Learn Why The Seller Is Selling
Knowing the reason a seller is selling their home can potentially help a buyer get a lower price on a home they deem too expensive. Because sellers who need to sell quickly are often more willing to negotiate, you’ll be able to use this to your advantage. Have a conversation with a seller and see why and when they’re moving. If they need to relocate soon, they may be more willing to accept a lower offer.
However, if they’re not in a rush, they may not want to negotiate a lower asking price. Either way, it’s better to find out as soon as you think you’re interested in a property than to regret it later on.
Sharpen Your Negotiation Skills
One of the most effective ways to lower a final home price is by negotiating with the seller and the seller’s agent. While your real estate agent will handle the communications with the seller and the seller’s agent, you’ll still want to learn how to negotiate the best house price when navigating a high list price. If you’re successful, you may be able to convince the seller to accept a lower bid, cover the cost of certain repairs and even cover some of your closing costs.

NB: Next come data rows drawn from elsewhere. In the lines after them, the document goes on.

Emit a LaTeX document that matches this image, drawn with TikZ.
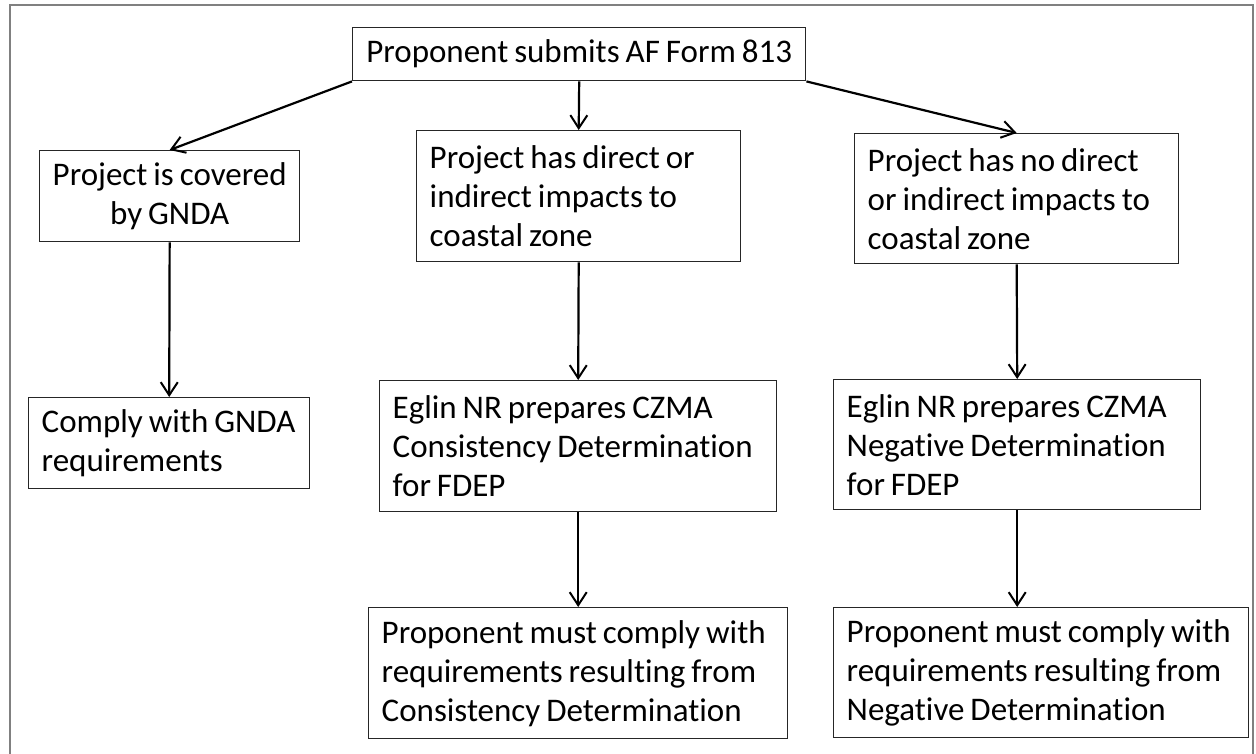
\documentclass[tikz,border=0pt]{standalone}
\usepackage{fontspec}
\setmainfont{Carlito}[WordSpace=0.8, Ligatures=NoCommon]
\usetikzlibrary{arrows.meta}

\begin{document}
\begin{tikzpicture}[x=1pt, y=-1pt,
    box/.style={draw=black!85, line width=1.4pt, rectangle, anchor=north west,
        inner xsep=13pt, inner ysep=0pt, font=\fontsize{33}{39}\selectfont},
    flow/.style={line width=2.2pt, -{Straight Barb[length=13pt, width=17pt, line width=2pt]}}]

        \useasboundingbox (0,0) rectangle (1256,754);

        % outer frame
        \draw[black!50, line width=2.5pt] (10,5) rectangle (1253,780);

        % top
        \node[box, minimum width=453pt, minimum height=53pt, align=center] (submit) at (352,27)
            {Proponent submits AF Form 813};

        % first row
        \node[box, minimum width=259pt, minimum height=91pt, align=center] (gnda) at (39,150)
            {Project is covered\\by GNDA};
        \node[box, minimum height=131pt, text width=298pt, align=flush left] (direct) at (416,130)
            {Project has direct or\\indirect impacts to\\coastal zone};
        \node[box, minimum height=130pt, text width=298pt, align=flush left] (nodirect) at (854,133)
            {Project has no direct\\or indirect impacts to\\coastal zone};

        % second row
        \node[box, minimum height=91pt, text width=255pt, align=flush left] (complygnda) at (28,397)
            {Comply with GNDA\\requirements};
        \node[box, minimum height=131pt, text width=371pt, align=flush left] (eglincd) at (379,380)
            {Eglin NR prepares CZMA\\Consistency Determination\\for FDEP};
        \node[box, minimum height=130pt, text width=341pt, align=flush left] (eglinnd) at (833,379)
            {Eglin NR prepares CZMA\\Negative Determination\\for FDEP};

        % third row
        \node[box, minimum height=131pt, text width=393pt, align=flush left] (resultcd) at (368,607)
            {Proponent must comply with\\requirements resulting from\\Consistency Determination};
        \node[box, minimum height=130pt, text width=389pt, align=flush left] (resultnd) at (833,607)
            {Proponent must comply with\\requirements resulting from\\Negative Determination};

        % arrows
        \draw[flow] (submit.south west) -- (gnda.north);
        \draw[flow] (submit.south) -- (direct.north);
        \draw[flow] (submit.south east) -- (nodirect.north);

        \draw[flow] (gnda.south) -- (complygnda.north);
        \draw[flow] (direct.south) -- (eglincd.north);
        \draw[flow] (nodirect.south) -- (eglinnd.north);

        \draw[flow] (eglincd.south) -- (resultcd.north);
        \draw[flow] (eglinnd.south) -- (eglinnd.south |- resultnd.north);

    \end{tikzpicture}
\end{document}
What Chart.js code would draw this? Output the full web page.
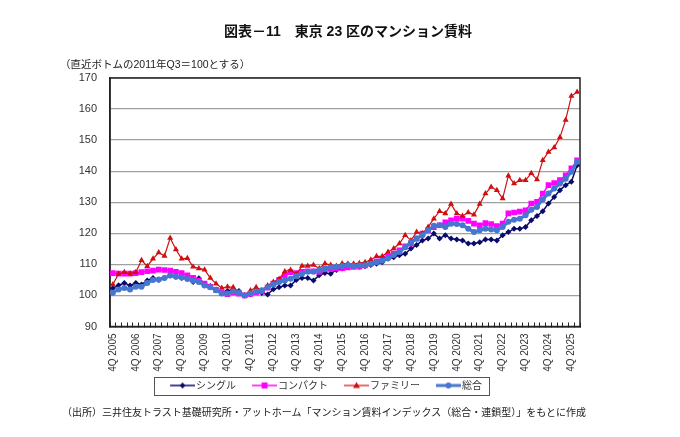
<!DOCTYPE html>
<html><head><meta charset="utf-8">
<script src="https://cdn.jsdelivr.net/npm/chart.js@4.4.1/dist/chart.umd.min.js"></script>
<style>
html,body{margin:0;padding:0;background:#fff;}
#wrap{position:relative;width:680px;height:437px;overflow:hidden;font-family:"Liberation Sans","Noto Sans CJK JP",sans-serif;color:#111;}
canvas{position:absolute;left:0;top:0;}
.t{position:absolute;white-space:nowrap;}
#title{left:0;width:696px;text-align:center;top:23px;font-size:14px;line-height:16px;font-weight:bold;}
#sub{left:60px;top:58px;font-size:10.5px;line-height:13px;color:#222;}
#foot{left:62px;top:406px;font-size:10px;line-height:13px;color:#222;}
</style></head>
<body><div id="wrap">
<canvas id="c" width="680" height="437"></canvas>
<div class="t" id="title">図表－11　東京 23 区のマンション賃料</div>
<div class="t" id="sub">（直近ボトムの2011年Q3＝100とする）</div>
<div class="t" id="foot">（出所）三井住友トラスト基礎研究所・アットホーム「マンション賃料インデックス（総合・連鎖型）」をもとに作成</div>
</div>
<script>
const categories = [
 '4Q 2005',
 '1Q 2006','2Q 2006','3Q 2006','4Q 2006',
 '1Q 2007','2Q 2007','3Q 2007','4Q 2007',
 '1Q 2008','2Q 2008','3Q 2008','4Q 2008',
 '1Q 2009','2Q 2009','3Q 2009','4Q 2009',
 '1Q 2010','2Q 2010','3Q 2010','4Q 2010',
 '1Q 2011','2Q 2011','3Q 2011','4Q 2011',
 '1Q 2012','2Q 2012','3Q 2012','4Q 2012',
 '1Q 2013','2Q 2013','3Q 2013','4Q 2013',
 '1Q 2014','2Q 2014','3Q 2014','4Q 2014',
 '1Q 2015','2Q 2015','3Q 2015','4Q 2015',
 '1Q 2016','2Q 2016','3Q 2016','4Q 2016',
 '1Q 2017','2Q 2017','3Q 2017','4Q 2017',
 '1Q 2018','2Q 2018','3Q 2018','4Q 2018',
 '1Q 2019','2Q 2019','3Q 2019','4Q 2019',
 '1Q 2020','2Q 2020','3Q 2020','4Q 2020',
 '1Q 2021','2Q 2021','3Q 2021','4Q 2021',
 '1Q 2022','2Q 2022','3Q 2022','4Q 2022',
 '1Q 2023','2Q 2023','3Q 2023','4Q 2023',
 '1Q 2024','2Q 2024','3Q 2024','4Q 2024',
 '1Q 2025','2Q 2025','3Q 2025','4Q 2025',
 '1Q 2026'
];
const seriesNames = ['シングル','コンパクト','ファミリー','総合'];
const single = [
 102.3,103.3,104,103.2,104,103.5,104.8,105.6,105,105.6,
 106.4,106,105.6,106,104.3,105.5,103.8,103,101.9,100.8,
 101.4,101.9,101.4,100,100.3,101.3,100.8,100.3,102,102.6,
 103.2,103.2,105,105.6,105.6,104.8,106.5,107.2,107,108.2,
 108.7,109.2,109.4,109.2,109.4,109.8,110.2,110.7,111.8,112.3,
 112.9,113.4,115.1,116.2,117.7,118.3,119.9,118.3,119.4,118.3,
 118,117.7,116.7,116.7,117.1,118,118,117.7,119.4,120.4,
 121.5,121.5,122,124.2,125.6,127.1,129.6,131.7,133.9,135.5,
 136.6,141.9
];
const compact = [
 107.2,107,107,107,107.2,107.5,107.8,108,108.3,108.2,
 108,107.6,107.2,106.5,105.7,104.8,103.8,102.8,101.8,100.8,
 100.4,101,100.6,100,100.5,101,101.3,102.5,103.8,105,
 106.5,107.5,107.2,107.6,107.8,107.8,107.6,108.4,108.5,108.7,
 108.8,109,109.2,109.3,109.7,110.3,111,111.8,112.6,113.5,
 114.5,115.8,116.7,118.3,119.9,121,122,122.6,123.5,124.2,
 124.7,124.7,124,123.1,122.6,123.3,123,122.3,123.1,126.4,
 126.7,127,127.4,129.6,130.1,132.8,135.5,136.2,137.1,138.7,
 140.9,143.5
];
const family = [
 103.5,107,107.5,107,107.5,111.3,109.4,111.8,113.8,112.7,
 118.5,114.8,111.8,112,109.2,108.7,108.3,105.6,103.8,102.4,
 102.8,102.6,101,100,101.6,102.6,101.5,103.2,104.3,105.3,
 107.7,108.2,106.8,109.5,109.5,109.8,108.7,110.3,109.8,109.5,
 110.3,110.2,110.2,110.4,110.7,111.5,112.6,112.6,114,115.1,
 116.7,119.4,117.7,120.4,119.9,122,124.7,127.1,126.4,129.4,
 126.4,125.6,126.7,126,129.4,132.8,134.9,133.9,131.2,138.5,
 136,137.1,137.1,139.3,137.3,143.5,146.2,147.6,150.9,156.5,
 164.2,165.5
];
const total = [
 100.9,101.9,102.4,101.9,102.8,102.8,104,105,105.1,105.6,
 106.4,106,105.8,105.3,104.7,104.3,103.2,102.6,101.7,100.6,
 100.6,101.3,100.9,100,100.6,101.3,101.7,102.6,103.5,104.3,
 104.8,105.4,106.2,107,107.6,107.6,108.2,108.7,109,109.2,
 109.5,109.8,109.5,109.6,109.7,110.2,110.7,111.2,112,113,
 114,115.5,117.1,118.3,119.4,121,122.4,122.6,122,123.1,
 123,122.6,121.5,120.4,121,121.5,121.2,121,122,123.7,
 124.4,124.7,125.8,127.6,128.5,130.9,132.8,134.4,136,137.6,
 139.8,143
];
const yTicks = [90,100,110,120,130,140,150,160,170];

const C_SINGLE = '#0a0a6a', C_COMPACT = '#ff00ff', C_FAMILY = '#d01010', C_TOTAL = '#4577d0';

// legend glyph: short line with the series marker in its middle
const ICON_W = 28, ICON_CW = 36;
function icon(color, shape, lw) {
  const cv = document.createElement('canvas');
  cv.width = ICON_CW; cv.height = 10;
  const g = cv.getContext('2d');
  const x0 = 11, x1 = 36, cx = 23.5;
  g.strokeStyle = color; g.fillStyle = color; g.lineWidth = lw;
  g.beginPath(); g.moveTo(x0, 5); g.lineTo(x1, 5); g.stroke();
  g.beginPath();
  if (shape === 'diamond') { g.moveTo(cx,2); g.lineTo(cx+3,5); g.lineTo(cx,8); g.lineTo(cx-3,5); g.closePath(); }
  else if (shape === 'square') { g.rect(cx-3,2,6,6); }
  else if (shape === 'triangle') { g.moveTo(cx,1.5); g.lineTo(cx+3.5,7.5); g.lineTo(cx-3.5,7.5); g.closePath(); }
  else { g.arc(cx,5,3,0,Math.PI*2); }
  g.fill();
  return cv;
}
const icons = [icon(C_SINGLE,'diamond',1.5), icon(C_COMPACT,'square',1.5), icon(C_FAMILY,'triangle',1.2), icon(C_TOTAL,'circle',3)];

const framePlugin = {
  id: 'frame',
  beforeDatasetsDraw(chart) {
    const a = chart.chartArea, c = chart.ctx;
    c.save(); c.strokeStyle = '#222'; c.lineWidth = 1.5;
    c.strokeRect(a.left, a.top, a.right - a.left, a.bottom - a.top);
    c.restore();
  }
};
const legendBoxPlugin = {
  id: 'legendBox',
  afterDraw(chart) {
    const lg = chart.legend;
    if (!lg || !lg.legendHitBoxes || !lg.legendHitBoxes.length) return;
    let l = Infinity, r = -Infinity, t = Infinity, b = -Infinity;
    lg.legendHitBoxes.forEach(h => { l = Math.min(l, h.left); r = Math.max(r, h.left + h.width); t = Math.min(t, h.top); b = Math.max(b, h.top + h.height); });
    const c = chart.ctx;
    c.save(); c.strokeStyle = '#555'; c.lineWidth = 1;
    c.strokeRect(Math.round(l - 9) + 0.5, Math.round(t - 4) + 0.5, Math.round(r - l + 16), Math.round(b - t + 8));
    c.restore();
  }
};

new Chart(document.getElementById('c'), {
  type: 'line',
  data: {
    labels: categories,
    datasets: [
      {label: seriesNames[0], data: single, borderColor: C_SINGLE, backgroundColor: C_SINGLE, borderWidth: 1.5,
       pointStyle: 'rectRot', pointRadius: 3, pointBorderWidth: 0, order: 3},
      {label: seriesNames[1], data: compact, borderColor: C_COMPACT, backgroundColor: C_COMPACT, borderWidth: 1.5,
       pointStyle: 'rect', pointRadius: 4, pointBorderWidth: 0, order: 2},
      {label: seriesNames[2], data: family, borderColor: C_FAMILY, backgroundColor: C_FAMILY, borderWidth: 1.2,
       pointStyle: 'triangle', pointRadius: 3.5, pointBorderWidth: 0, order: 1},
      {label: seriesNames[3], data: total, borderColor: C_TOTAL, backgroundColor: C_TOTAL, borderWidth: 3,
       pointStyle: 'circle', pointRadius: 3, pointBorderWidth: 0, order: 0}
    ]
  },
  options: {
    responsive: false,
    animation: false,
    devicePixelRatio: 1,
    layout: {padding: {left: 0, right: 35, top: 78, bottom: 36.5}},
    elements: {line: {tension: 0}},
    scales: {
      x: {
        offset: true,
        grid: {offset: true, drawOnChartArea: false, tickLength: -4, color: '#222', lineWidth: 1},
        border: {color: '#222', width: 1.5},
        ticks: {
          autoSkip: false, maxRotation: 90, minRotation: 90, padding: 11,
          font: {family: '"Liberation Sans", Arial, sans-serif', size: 10}, color: '#333',
          callback: function (v) { const l = this.getLabelForValue(v); return l.startsWith('4Q') ? l : ''; }
        },
        afterFit(s) { s.height = 45; }
      },
      y: {
        min: yTicks[0], max: yTicks[yTicks.length - 1],
        afterBuildTicks(s) { s.ticks = yTicks.map(v => ({value: v})); },
        grid: {color: '#a0a0a0', lineWidth: 1.3, drawTicks: false},
        border: {color: '#222', width: 1.5},
        ticks: {padding: 13, font: {family: '"Liberation Sans", Arial, sans-serif', size: 11}, color: '#333'},
        afterFit(s) { s.width = 110; }
      },
      y2: {
        position: 'right', display: true,
        grid: {drawOnChartArea: false, drawTicks: false},
        border: {display: false},
        ticks: {display: false},
        afterFit(s) { s.width = 65; }
      }
    },
    plugins: {
      legend: {
        position: 'bottom',
        labels: {
          usePointStyle: true, pointStyleWidth: ICON_W, padding: 9,
          font: {family: '"Noto Sans CJK JP", sans-serif', size: 10}, color: '#333',
          sort: (a, b) => a.datasetIndex - b.datasetIndex,
          generateLabels(chart) {
            return chart.data.datasets.map((d, i) => ({
              text: d.label, datasetIndex: i, pointStyle: icons[i], fillStyle: d.borderColor,
              strokeStyle: d.borderColor, lineWidth: 0, hidden: false, fontColor: '#333'
            }));
          }
        }
      },
      tooltip: {enabled: false}
    }
  },
  plugins: [framePlugin, legendBoxPlugin]
});
</script>
</body></html>
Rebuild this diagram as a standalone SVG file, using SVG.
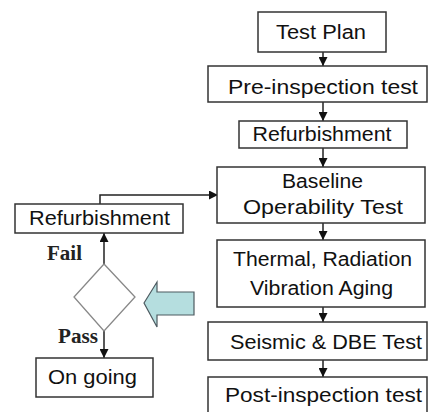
<svg xmlns="http://www.w3.org/2000/svg" width="429" height="412" viewBox="0 0 429 412">
  <style>
    .box { fill: #ffffff; stroke: #333333; stroke-width: 1.5; }
    .lbl { font-family: "Liberation Sans", Arial, sans-serif; font-size: 20px; fill: #111111; text-anchor: middle; }
    .dec { font-family: "Liberation Serif", "Times New Roman", serif; font-size: 20px; font-weight: bold; fill: #222222; }
    .conn { fill: none; stroke: #222222; stroke-width: 1.5; }
  </style>
  <defs>
    <marker id="ah" markerUnits="userSpaceOnUse" markerWidth="9" markerHeight="9" refX="9" refY="4.5" orient="auto">
      <path d="M0,0 L9,4.5 L0,9 z" fill="#111111"/>
    </marker>
  </defs>
  <rect width="429" height="412" fill="#ffffff"/>

  <g id="connectors">
    <path class="conn" d="M323,52 V66" marker-end="url(#ah)"/>
    <path class="conn" d="M323,102 V121" marker-end="url(#ah)"/>
    <path class="conn" d="M323,148 V167" marker-end="url(#ah)"/>
    <path class="conn" d="M323,223 V240" marker-end="url(#ah)"/>
    <path class="conn" d="M323,307 V322" marker-end="url(#ah)"/>
    <path class="conn" d="M323,360 V377" marker-end="url(#ah)"/>
    <path class="conn" d="M100,204 V195 H218" marker-end="url(#ah)"/>
    <path class="conn" d="M104,264 V233" marker-end="url(#ah)"/>
    <path class="conn" d="M104,331 V358" marker-end="url(#ah)"/>
  </g>

  <g id="test-plan">
    <rect class="box" x="258" y="12" width="128" height="40"/>
    <text class="lbl" x="321" y="39" textLength="90" lengthAdjust="spacingAndGlyphs">Test Plan</text>
  </g>
  <g id="pre-inspection">
    <rect class="box" x="208" y="66" width="219" height="36"/>
    <text class="lbl" x="323" y="94" textLength="190" lengthAdjust="spacingAndGlyphs">Pre-inspection test</text>
  </g>
  <g id="refurbishment-main">
    <rect class="box" x="239" y="121" width="168" height="27"/>
    <text class="lbl" x="322" y="141" textLength="139" lengthAdjust="spacingAndGlyphs">Refurbishment</text>
  </g>
  <g id="baseline">
    <rect class="box" x="217" y="167" width="208" height="56"/>
    <text class="lbl" x="322.5" y="188" textLength="81" lengthAdjust="spacingAndGlyphs">Baseline</text>
    <text class="lbl" x="323" y="214" textLength="160" lengthAdjust="spacingAndGlyphs">Operability  Test</text>
  </g>
  <g id="aging">
    <rect class="box" x="217" y="240" width="208" height="67"/>
    <text class="lbl" x="322.5" y="266" textLength="179" lengthAdjust="spacingAndGlyphs">Thermal, Radiation</text>
    <text class="lbl" x="321.5" y="295" textLength="143" lengthAdjust="spacingAndGlyphs">Vibration Aging</text>
  </g>
  <g id="seismic">
    <rect class="box" x="208" y="322" width="219" height="38"/>
    <text class="lbl" x="326" y="349" textLength="192" lengthAdjust="spacingAndGlyphs">Seismic &amp; DBE Test</text>
  </g>
  <g id="post-inspection">
    <rect class="box" x="208" y="377" width="219" height="45"/>
    <text class="lbl" x="323.5" y="402" textLength="197" lengthAdjust="spacingAndGlyphs">Post-inspection test</text>
  </g>

  <g id="refurbishment-left">
    <rect class="box" x="15" y="204" width="168" height="29"/>
    <text class="lbl" x="99.5" y="225" textLength="141" lengthAdjust="spacingAndGlyphs">Refurbishment</text>
  </g>
  <g id="decision">
    <polygon points="104,264 135,297 104,331 74,297" fill="#ffffff" stroke="#888888" stroke-width="1.3"/>
    <text class="dec" x="47" y="260" textLength="35" lengthAdjust="spacingAndGlyphs">Fail</text>
    <text class="dec" x="58" y="343" textLength="40" lengthAdjust="spacingAndGlyphs">Pass</text>
  </g>
  <g id="on-going">
    <rect class="box" x="36" y="358" width="117" height="39"/>
    <text class="lbl" x="92.5" y="384" textLength="89" lengthAdjust="spacingAndGlyphs">On going</text>
  </g>
  <g id="block-arrow">
    <polygon points="144,303 157,282 157,292 194,292 194,315 157,315 157,327" fill="#b5dedf" stroke="#4d5a60" stroke-width="1.2"/>
  </g>
</svg>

The Bottom Line: Know The Clues Of Overpriced Homes Before You Buy
The best way to tell if a home is overpriced is to work with a buyer’s agent who specializes in your desired neighborhood. If you’re worried about purchasing an overpriced house, a real estate professional will be able to spot one right away and will know the negotiation strategies to nab it at a lower price.
As you continue in the home buying process, make sure you buy with a real estate agent at your side.